"This research reaffirms how important it is for a child to see the face of a person while hearing him or her speak," says George Hollich, an assistant professor of psychological sciences. "This is the first study to show how children are easily distracted when the background noise is at the same loudness as the person talking to the child. We found that even soft noise can be a problem."
Hollich, who is director of Purdue's Infant Language Laboratory, teamed with Rochelle S. Newman, assistant professor of speech-language pathology at the University of Maryland, and the late Peter W. Jusczyk, a former professor at Johns Hopkins University. Their paper is published in the June issue of the journal Child Development.

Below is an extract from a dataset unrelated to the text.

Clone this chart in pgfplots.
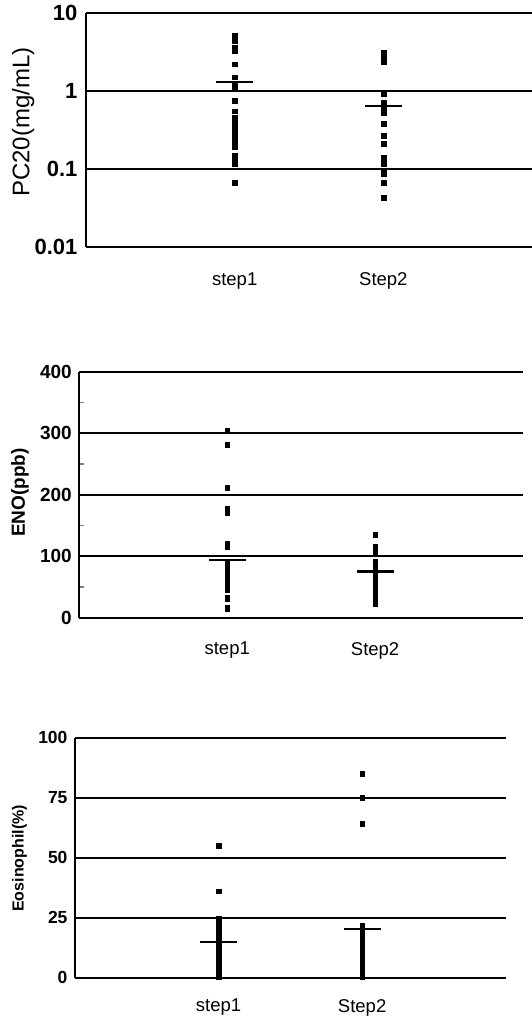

Background noise in the average household - such as other children playing or watching television - can pose the same problem for children that an older adult with hearing loss encounters at a cocktail party.
"Older adults who are hard of hearing use their other senses, such as vision, to better understand speech," Hollich says. "We thought this might be what infants do when they are in a noisy environment. Struggling to hear can be annoying for adults, so just imagine how distracting it is for infants who are trying to learn a language.
"Unlike the printed word, speech doesn't use commas, spaces or periods to separate words and concepts. If there is more than one source of speech, it's especially hard for the infant to know when one word ends and another begins. That is why infants need to match what they hear with the movements of the speaker's face."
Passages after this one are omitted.